**SUPPLIED INFORMATION**:
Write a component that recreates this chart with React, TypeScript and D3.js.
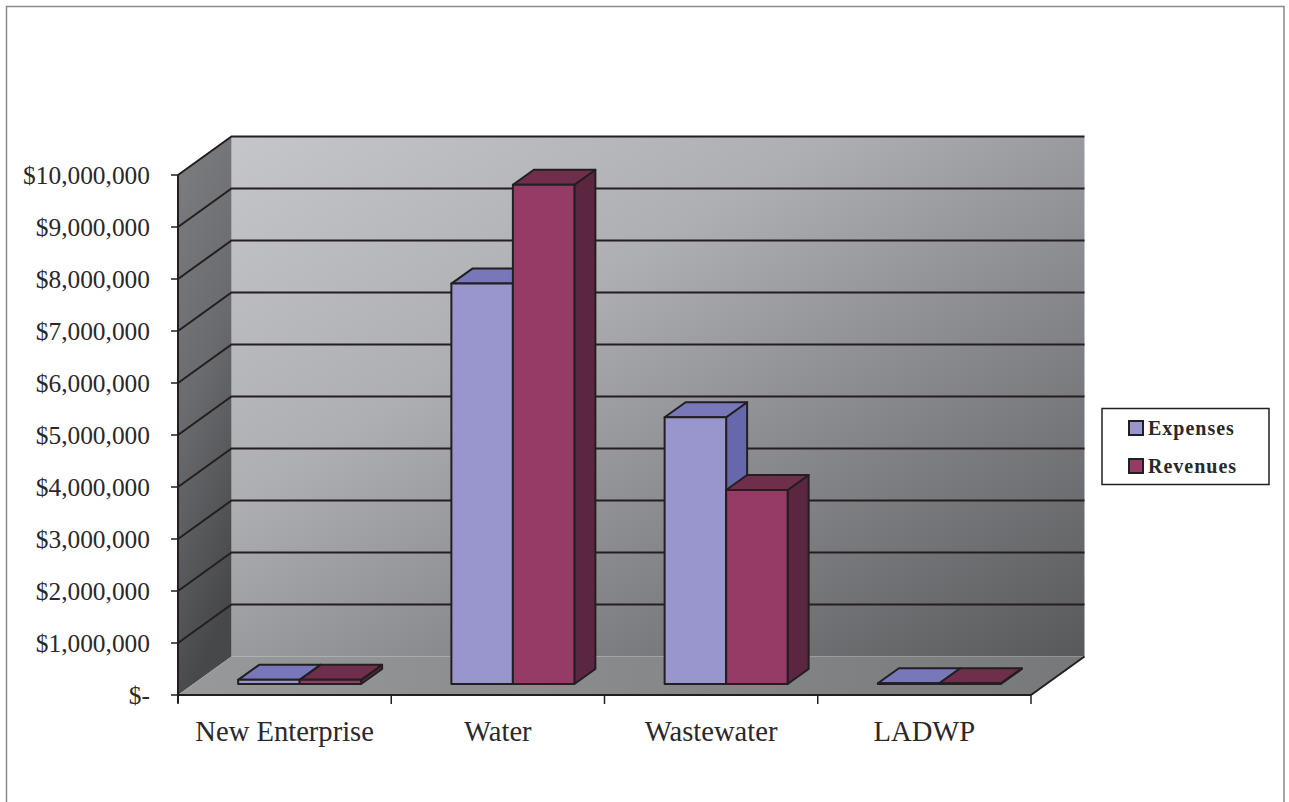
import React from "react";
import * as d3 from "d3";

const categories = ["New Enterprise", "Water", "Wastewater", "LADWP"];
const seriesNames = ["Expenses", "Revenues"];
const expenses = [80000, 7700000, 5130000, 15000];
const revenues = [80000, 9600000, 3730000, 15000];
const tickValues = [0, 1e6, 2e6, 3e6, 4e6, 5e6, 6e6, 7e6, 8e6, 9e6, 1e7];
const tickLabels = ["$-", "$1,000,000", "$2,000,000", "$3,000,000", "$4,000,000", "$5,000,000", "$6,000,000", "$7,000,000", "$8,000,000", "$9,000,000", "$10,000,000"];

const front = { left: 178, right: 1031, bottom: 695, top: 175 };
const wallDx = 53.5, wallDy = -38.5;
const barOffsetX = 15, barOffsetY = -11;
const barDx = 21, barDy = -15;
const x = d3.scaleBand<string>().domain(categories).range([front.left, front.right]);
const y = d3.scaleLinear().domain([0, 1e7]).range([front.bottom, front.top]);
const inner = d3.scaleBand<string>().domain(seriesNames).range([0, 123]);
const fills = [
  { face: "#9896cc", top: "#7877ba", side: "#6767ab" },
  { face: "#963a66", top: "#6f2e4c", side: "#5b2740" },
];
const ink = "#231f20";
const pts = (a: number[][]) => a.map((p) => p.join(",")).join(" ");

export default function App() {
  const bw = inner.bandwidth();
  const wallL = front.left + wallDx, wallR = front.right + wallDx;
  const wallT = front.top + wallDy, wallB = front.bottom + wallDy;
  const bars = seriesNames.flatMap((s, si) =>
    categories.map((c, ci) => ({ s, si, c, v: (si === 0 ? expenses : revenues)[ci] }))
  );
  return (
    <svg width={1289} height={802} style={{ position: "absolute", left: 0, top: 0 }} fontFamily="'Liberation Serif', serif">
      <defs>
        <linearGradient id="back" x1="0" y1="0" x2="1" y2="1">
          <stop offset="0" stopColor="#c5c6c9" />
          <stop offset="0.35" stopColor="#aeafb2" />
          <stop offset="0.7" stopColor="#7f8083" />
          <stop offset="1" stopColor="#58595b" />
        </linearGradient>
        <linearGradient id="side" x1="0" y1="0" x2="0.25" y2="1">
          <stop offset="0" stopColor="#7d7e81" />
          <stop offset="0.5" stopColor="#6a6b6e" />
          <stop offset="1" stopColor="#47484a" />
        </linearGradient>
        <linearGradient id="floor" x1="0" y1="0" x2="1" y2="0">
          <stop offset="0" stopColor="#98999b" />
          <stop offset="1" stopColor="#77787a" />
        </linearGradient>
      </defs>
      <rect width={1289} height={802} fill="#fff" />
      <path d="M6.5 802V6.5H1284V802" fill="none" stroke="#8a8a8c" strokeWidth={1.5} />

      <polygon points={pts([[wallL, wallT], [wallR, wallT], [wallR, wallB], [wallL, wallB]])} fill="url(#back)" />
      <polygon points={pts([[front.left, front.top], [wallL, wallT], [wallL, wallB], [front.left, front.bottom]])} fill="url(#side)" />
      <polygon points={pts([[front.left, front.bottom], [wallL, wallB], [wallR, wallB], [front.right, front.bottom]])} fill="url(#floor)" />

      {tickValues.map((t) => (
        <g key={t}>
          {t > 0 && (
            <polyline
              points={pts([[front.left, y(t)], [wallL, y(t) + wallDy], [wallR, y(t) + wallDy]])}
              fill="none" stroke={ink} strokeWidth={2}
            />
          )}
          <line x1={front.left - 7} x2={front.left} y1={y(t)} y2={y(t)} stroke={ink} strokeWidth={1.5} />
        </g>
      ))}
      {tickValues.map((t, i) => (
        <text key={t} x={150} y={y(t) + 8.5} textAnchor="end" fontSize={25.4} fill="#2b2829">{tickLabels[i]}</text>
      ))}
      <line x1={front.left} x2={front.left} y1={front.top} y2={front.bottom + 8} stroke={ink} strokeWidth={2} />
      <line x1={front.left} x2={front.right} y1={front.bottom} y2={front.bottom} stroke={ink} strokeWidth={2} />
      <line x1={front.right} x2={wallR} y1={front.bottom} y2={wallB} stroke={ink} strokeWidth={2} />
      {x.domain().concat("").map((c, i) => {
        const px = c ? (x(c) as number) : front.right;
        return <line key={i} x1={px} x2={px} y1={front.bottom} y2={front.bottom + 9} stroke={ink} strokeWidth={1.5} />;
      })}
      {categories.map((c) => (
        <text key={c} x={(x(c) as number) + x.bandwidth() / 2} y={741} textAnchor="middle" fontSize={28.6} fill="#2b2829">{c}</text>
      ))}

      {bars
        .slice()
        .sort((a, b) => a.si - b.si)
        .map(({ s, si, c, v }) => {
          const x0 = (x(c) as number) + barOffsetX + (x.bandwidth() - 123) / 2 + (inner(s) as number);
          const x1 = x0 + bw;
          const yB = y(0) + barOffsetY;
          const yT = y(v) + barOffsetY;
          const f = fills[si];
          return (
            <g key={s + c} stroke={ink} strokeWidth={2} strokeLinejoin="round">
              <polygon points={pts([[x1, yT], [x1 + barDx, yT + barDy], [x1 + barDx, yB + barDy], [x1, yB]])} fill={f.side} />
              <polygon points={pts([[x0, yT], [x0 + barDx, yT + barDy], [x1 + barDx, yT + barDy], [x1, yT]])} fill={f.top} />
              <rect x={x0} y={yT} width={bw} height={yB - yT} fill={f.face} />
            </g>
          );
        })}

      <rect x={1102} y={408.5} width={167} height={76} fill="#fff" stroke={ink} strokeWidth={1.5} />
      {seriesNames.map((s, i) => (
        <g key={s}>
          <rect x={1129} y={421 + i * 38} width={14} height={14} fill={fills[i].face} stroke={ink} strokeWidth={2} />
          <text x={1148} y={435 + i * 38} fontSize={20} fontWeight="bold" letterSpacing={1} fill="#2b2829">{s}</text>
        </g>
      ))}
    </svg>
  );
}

**EXERCISE GOAL**:
Omitting all images, print the listing exactly.

**TASK RESPONSE**:
Write a component that recreates this chart with React, TypeScript and D3.js.
import React from "react";
import * as d3 from "d3";

const categories = ["New Enterprise", "Water", "Wastewater", "LADWP"];
const seriesNames = ["Expenses", "Revenues"];
const expenses = [80000, 7700000, 5130000, 15000];
const revenues = [80000, 9600000, 3730000, 15000];
const tickValues = [0, 1e6, 2e6, 3e6, 4e6, 5e6, 6e6, 7e6, 8e6, 9e6, 1e7];
const tickLabels = ["$-", "$1,000,000", "$2,000,000", "$3,000,000", "$4,000,000", "$5,000,000", "$6,000,000", "$7,000,000", "$8,000,000", "$9,000,000", "$10,000,000"];

const front = { left: 178, right: 1031, bottom: 695, top: 175 };
const wallDx = 53.5, wallDy = -38.5;
const barOffsetX = 15, barOffsetY = -11;
const barDx = 21, barDy = -15;
const x = d3.scaleBand<string>().domain(categories).range([front.left, front.right]);
const y = d3.scaleLinear().domain([0, 1e7]).range([front.bottom, front.top]);
const inner = d3.scaleBand<string>().domain(seriesNames).range([0, 123]);
const fills = [
  { face: "#9896cc", top: "#7877ba", side: "#6767ab" },
  { face: "#963a66", top: "#6f2e4c", side: "#5b2740" },
];
const ink = "#231f20";
const pts = (a: number[][]) => a.map((p) => p.join(",")).join(" ");

export default function App() {
  const bw = inner.bandwidth();
  const wallL = front.left + wallDx, wallR = front.right + wallDx;
  const wallT = front.top + wallDy, wallB = front.bottom + wallDy;
  const bars = seriesNames.flatMap((s, si) =>
    categories.map((c, ci) => ({ s, si, c, v: (si === 0 ? expenses : revenues)[ci] }))
  );
  return (
    <svg width={1289} height={802} style={{ position: "absolute", left: 0, top: 0 }} fontFamily="'Liberation Serif', serif">
      <defs>
        <linearGradient id="back" x1="0" y1="0" x2="1" y2="1">
          <stop offset="0" stopColor="#c5c6c9" />
          <stop offset="0.35" stopColor="#aeafb2" />
          <stop offset="0.7" stopColor="#7f8083" />
          <stop offset="1" stopColor="#58595b" />
        </linearGradient>
        <linearGradient id="side" x1="0" y1="0" x2="0.25" y2="1">
          <stop offset="0" stopColor="#7d7e81" />
          <stop offset="0.5" stopColor="#6a6b6e" />
          <stop offset="1" stopColor="#47484a" />
        </linearGradient>
        <linearGradient id="floor" x1="0" y1="0" x2="1" y2="0">
          <stop offset="0" stopColor="#98999b" />
          <stop offset="1" stopColor="#77787a" />
        </linearGradient>
      </defs>
      <rect width={1289} height={802} fill="#fff" />
      <path d="M6.5 802V6.5H1284V802" fill="none" stroke="#8a8a8c" strokeWidth={1.5} />

      <polygon points={pts([[wallL, wallT], [wallR, wallT], [wallR, wallB], [wallL, wallB]])} fill="url(#back)" />
      <polygon points={pts([[front.left, front.top], [wallL, wallT], [wallL, wallB], [front.left, front.bottom]])} fill="url(#side)" />
      <polygon points={pts([[front.left, front.bottom], [wallL, wallB], [wallR, wallB], [front.right, front.bottom]])} fill="url(#floor)" />

      {tickValues.map((t) => (
        <g key={t}>
          {t > 0 && (
            <polyline
              points={pts([[front.left, y(t)], [wallL, y(t) + wallDy], [wallR, y(t) + wallDy]])}
              fill="none" stroke={ink} strokeWidth={2}
            />
          )}
          <line x1={front.left - 7} x2={front.left} y1={y(t)} y2={y(t)} stroke={ink} strokeWidth={1.5} />
        </g>
      ))}
      {tickValues.map((t, i) => (
        <text key={t} x={150} y={y(t) + 8.5} textAnchor="end" fontSize={25.4} fill="#2b2829">{tickLabels[i]}</text>
      ))}
      <line x1={front.left} x2={front.left} y1={front.top} y2={front.bottom + 8} stroke={ink} strokeWidth={2} />
      <line x1={front.left} x2={front.right} y1={front.bottom} y2={front.bottom} stroke={ink} strokeWidth={2} />
      <line x1={front.right} x2={wallR} y1={front.bottom} y2={wallB} stroke={ink} strokeWidth={2} />
      {x.domain().concat("").map((c, i) => {
        const px = c ? (x(c) as number) : front.right;
        return <line key={i} x1={px} x2={px} y1={front.bottom} y2={front.bottom + 9} stroke={ink} strokeWidth={1.5} />;
      })}
      {categories.map((c) => (
        <text key={c} x={(x(c) as number) + x.bandwidth() / 2} y={741} textAnchor="middle" fontSize={28.6} fill="#2b2829">{c}</text>
      ))}

      {bars
        .slice()
        .sort((a, b) => a.si - b.si)
        .map(({ s, si, c, v }) => {
          const x0 = (x(c) as number) + barOffsetX + (x.bandwidth() - 123) / 2 + (inner(s) as number);
          const x1 = x0 + bw;
          const yB = y(0) + barOffsetY;
          const yT = y(v) + barOffsetY;
          const f = fills[si];
          return (
            <g key={s + c} stroke={ink} strokeWidth={2} strokeLinejoin="round">
              <polygon points={pts([[x1, yT], [x1 + barDx, yT + barDy], [x1 + barDx, yB + barDy], [x1, yB]])} fill={f.side} />
              <polygon points={pts([[x0, yT], [x0 + barDx, yT + barDy], [x1 + barDx, yT + barDy], [x1, yT]])} fill={f.top} />
              <rect x={x0} y={yT} width={bw} height={yB - yT} fill={f.face} />
            </g>
          );
        })}

      <rect x={1102} y={408.5} width={167} height={76} fill="#fff" stroke={ink} strokeWidth={1.5} />
      {seriesNames.map((s, i) => (
        <g key={s}>
          <rect x={1129} y={421 + i * 38} width={14} height={14} fill={fills[i].face} stroke={ink} strokeWidth={2} />
          <text x={1148} y={435 + i * 38} fontSize={20} fontWeight="bold" letterSpacing={1} fill="#2b2829">{s}</text>
        </g>
      ))}
    </svg>
  );
}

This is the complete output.